Let me start by saying that I’m having an excellent month. Those who have read each week and followed my journey know it’s been a long time coming. I’ve been on a real roller coaster.
When I began my divorce and ripped my comfortable safety net out by the roots, I knew that I was taking a risk. I said all the same things that everyone else says in those situations.
I’m doing this for me.
I’m betting on myself.
I’ll prove what I am capable of.
That all sounds great on paper, but real worries and inner voices can drag you down just as quickly as the fake concerns and genuine voices from the people around you. Sometimes those inside and outside voices sound the same, but one thing is always true. The ones in your head are always far worse than those in real life.
That’s saying a lot too because those real-life voices could be venomous. I’m not just talking about splintered family and friends following the split, but just people in general who have littered the walkways of my life. You even add a few more as you go. Getting out into the world means finding new people to introduce to your circle. The problem with that? Some of those people end up being crazy too.
Although, we tell ourselves that’s part of the fun. No matter what role you want these people to have in your life, their potential for looney tunes is high on the possibility meter. Those who try to feed you pizza and ask leading questions one day will be complaining to others that you ate all their food and said terrible things the next. People will do some awful stuff because many of those people are filled with awful stuff. They need to get it out. So it goes.
Still, even in the face of new adversaries, your self-betting continues. It did with me. Over the course of the last two years, I took steps every few months that saw my life improve by leaps and bounds each time. I was focused on being happy and I wanted nothing more. I kept trying to remember that I was bettering myself for myself.
Let’s be honest, though. It’s not just for me, right? We’re all on the Internet here. We can be candid. Think of all those memes that people share. Think of karma and the way the world spins. We don’t just succeed to be successful. We succeed to wipe those toxic smirks off all those toxic faces, right?
We want to rub it in the face of every person who said we’d never be able to make the right amount of money or find our soulmate or live the life we deserve. One day, when your ship finally comes in, you can get on board, wave goodbye, and sail away on the tears of your haters. Bon Voyage, beaches.
In many ways, my ship has finally come in. I’m happy with my life and the things I have put in place. I feel steady, secure, and stable in ways that I never dreamed possible. This is the best version of me that I’ve ever been.
When I realized all of this though, a funny thing happened. It’s something I didn’t expect.
I didn’t think about any of the doubters or nay-sayers. I didn’t make any phone calls to recent ghosts or text messages to the physical forms of my toxic inner voices. There were no “ha-ha-ha” floral arrangements or told-ya-so singing telegrams. None. Those people stayed where they’ve been since I put them away – away.
Do you know who I thought about? I thought about my children and how worried I had been that my decisions in life would lead them to a home of instability.

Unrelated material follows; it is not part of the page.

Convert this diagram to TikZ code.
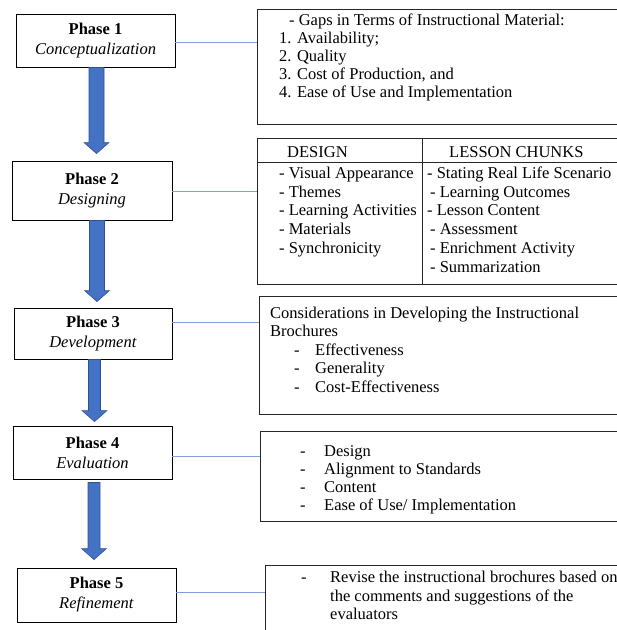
\documentclass[tikz,border=0pt]{standalone}
\usepackage{fontspec}
\setmainfont{Liberation Serif}
\usetikzlibrary{calc}
\definecolor{arrfill}{HTML}{4472C4}
\definecolor{arrline}{HTML}{2F528F}
\definecolor{connblue}{HTML}{7F9FD6}
% #1 start, #2 tip, #3 shaft half width, #4 head half width
\newcommand{\myblockarrow}[4]{%
  \filldraw[blk] ($(#1)+(-#3,0)$) -- ($(#2)+(-#3,-11)$) -- ($(#2)+(-#4,-11)$) -- (#2)
    -- ($(#2)+(#4,-11)$) -- ($(#2)+(#3,-11)$) -- ($(#1)+(#3,0)$) -- cycle;}
\newcommand{\dsh}{\makebox[24pt][l]{-}}
\begin{document}
\begin{tikzpicture}[x=1pt,y=-1pt,
  phase/.style={draw=black, line width=0.9pt, inner sep=0pt, align=center,
    font=\fontsize{16.5}{20}\selectfont},
  rbox/.style={draw=black!85, line width=1pt, anchor=north west, inner sep=0pt},
  txt/.style={anchor=north west, inner sep=0pt, align=left,
    font=\fontsize{16.5}{18.8}\selectfont},
  conn/.style={draw=connblue, line width=1pt},
  blk/.style={fill=arrfill, draw=arrline, line width=0.6pt}]
\useasboundingbox (0,0) rectangle (617,630);
\clip (0,0) rectangle (617,630);

% phase boxes
\node[phase, minimum width=159pt, minimum height=53pt] (p1) at (95.5,40.5)
  {\textbf{Phase 1}\\\textit{Conceptualization}};
\node[phase, minimum width=160pt, minimum height=59pt] (p2) at (92,190.5)
  {\textbf{Phase 2}\\\textit{Designing}};
\node[phase, minimum width=158pt, minimum height=51pt] (p3) at (93,333.5)
  {\textbf{Phase 3}\\\textit{Development}};
\node[phase, minimum width=159pt, minimum height=53pt] (p4) at (92.5,452.5)
  {\textbf{Phase 4}\\\textit{Evaluation}};
\node[phase, minimum width=159pt, minimum height=54pt] (p5) at (96.5,595)
  {\textbf{Phase 5}\\\textit{Refinement}};

% right boxes
\node[rbox, minimum width=383pt, minimum height=115pt] (d1) at (257,9) {};
\node[rbox, minimum width=383pt, minimum height=146pt] (d2) at (257,138) {};
\node[rbox, minimum width=381pt, minimum height=118pt] (d3) at (259,296) {};
\node[rbox, minimum width=380pt, minimum height=90pt] (d4) at (260,431) {};
\node[rbox, minimum width=375pt, minimum height=90pt] (d5) at (265,565) {};

% table lines in box 2
\draw[draw=black!85, line width=1pt] (d2.west |- 0,162) coordinate (h1) -- (h1 -| d2.east);
\draw[draw=black!85, line width=1pt] (422,0 |- d2.north) coordinate (v1) -- (v1 |- d2.south);

% connectors
\draw[conn] ($(p1.north east)!0.53!(p1.south east)$) coordinate (c1) -- (c1 -| d1.west);
\draw[conn] ($(p2.north east)!0.51!(p2.south east)$) coordinate (c2) -- (c2 -| d2.west);
\draw[conn] ($(p3.north east)!0.29!(p3.south east)$) coordinate (c3) -- (c3 -| d3.west);
\draw[conn] ($(p4.north east)!0.58!(p4.south east)$) coordinate (c4) -- (c4 -| d4.west);
\draw[conn] ($(p5.north east)!0.46!(p5.south east)$) coordinate (c5) -- (c5 -| d5.west);

% block arrows
\coordinate (a1s) at ($(p1.south)+(1,0)$);
\coordinate (a1e) at ($(a1s |- p2.north)+(0,-7)$);
\myblockarrow{a1s}{a1e}{7.5}{12.5}
\coordinate (a2s) at ($(p2.south)+(5,0)$);
\coordinate (a2e) at ($(a2s |- p3.north)+(0,-6)$);
\myblockarrow{a2s}{a2e}{7.5}{12.5}
\coordinate (a3s) at ($(p3.south)+(1.5,0)$);
\coordinate (a3e) at ($(a3s |- p4.north)+(0,-4)$);
\myblockarrow{a3s}{a3e}{6}{12.5}
\coordinate (a4s) at ($(p4.south)+(1.5,3)$);
\coordinate (a4e) at ($(a4s |- p5.north)+(0,-8)$);
\myblockarrow{a4s}{a4e}{6}{12.5}

% texts box 1
\node[txt, font=\fontsize{16.5}{18}\selectfont] (t1) at (279,12.5)
  {\strut\hspace*{10pt}- Gaps in Terms of Instructional Material:\\
1. Availability;\\2. Quality\\3. Cost of Production, and\\4. Ease of Use and Implementation};

% texts box 2
\node[txt] (t2a) at (287,144) {\strut DESIGN};
\node[txt] (t2b) at (449,144) {\strut LESSON CHUNKS};
\node[txt] (t2c) at (279,165) {\strut - Visual Appearance\\- Themes\\- Learning Activities\\- Materials\\- Synchronicity};
\node[txt] (t2d) at (427,165) {\strut - Stating Real Life Scenario\\
\hspace*{3pt}- Learning Outcomes\\- Lesson Content\\\hspace*{3pt}- Assessment\\
\hspace*{3pt}- Enrichment Activity\\\hspace*{3pt}- Summarization};

% texts box 3
\node[txt, font=\fontsize{16.5}{18.5}\selectfont] (t3) at (270,305)
  {\strut Considerations in Developing the Instructional\\Brochures\\
\hspace*{24pt}\makebox[21pt][l]{-}Effectiveness\\\hspace*{24pt}\makebox[21pt][l]{-}Generality\\
\hspace*{24pt}\makebox[21pt][l]{-}Cost-Effectiveness};

% texts box 4
\node[txt, font=\fontsize{16.5}{18}\selectfont] (t4) at (300,444)
  {\strut\dsh Design\\\dsh Alignment to Standards\\\dsh Content\\\dsh Ease of Use/ Implementation};

% texts box 5
\node[txt] (t5) at (301,569) {\strut\makebox[29pt][l]{-}Revise the instructional brochures based on\\
\hspace*{29pt}the comments and suggestions of the\\\hspace*{29pt}evaluators};
\end{tikzpicture}
\end{document}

They have been by my side for half of every week during this sometimes chaotic trip and offered me comfort during some of the darkest turns. Everything I’ve done and wanted to be has always been for them.
I thought about my girlfriend Lauren and her son, my son’s best friend, Christian. Lauren offered me support that I never thought was possible and cared for me during times that I didn’t even care about myself. She saw my potential with the same excitement that I vaguely recall having myself and reminded me of who I once saw in the mirror. She pushed me to be better and I wanted nothing more than to be successful for them both. I wanted to be my best self because that’s what they deserve. They deserve even more.
There were my friends who wrote to check in on me over the past few years. Readers, many of whom are reading these words right now, who dropped me messages on social media or through this blog, all stuck in my head. They witnessed my writings, many during my lowest points, and I just wanted to write them a happily ever after.
While I’m still writing that happily ever after, I can say that all of those people are the ones who brought me to this high point today. The hope to make those positive forces proud greatly outweighed the hope that I’d make the negative ones cry.
I should have seen that coming. After all, those who caused me pain couldn’t stop me from being the best I could be. It also stands to reason that those who caused me pain couldn’t push me to be the best I could be either. Wiping their smirks off wasn’t a real reason to reach my goals. Creating a life for those I love was. The ones who cared about me are the ones I did it for. They’re the ones I still do it for each day.
It’s not your job to prove people wrong or make your toxic past feel the sting of your achievements. Toxic is as toxic does and no amount of life lessons will cure that. It’s what makes them toxic.
Great people make other people greater. You won’t find inspiration from the same pits of darkness you crawled out from. Tomorrow’s bright and tomorrow’s real. Do it for the ones who matter. We’re cheering for you.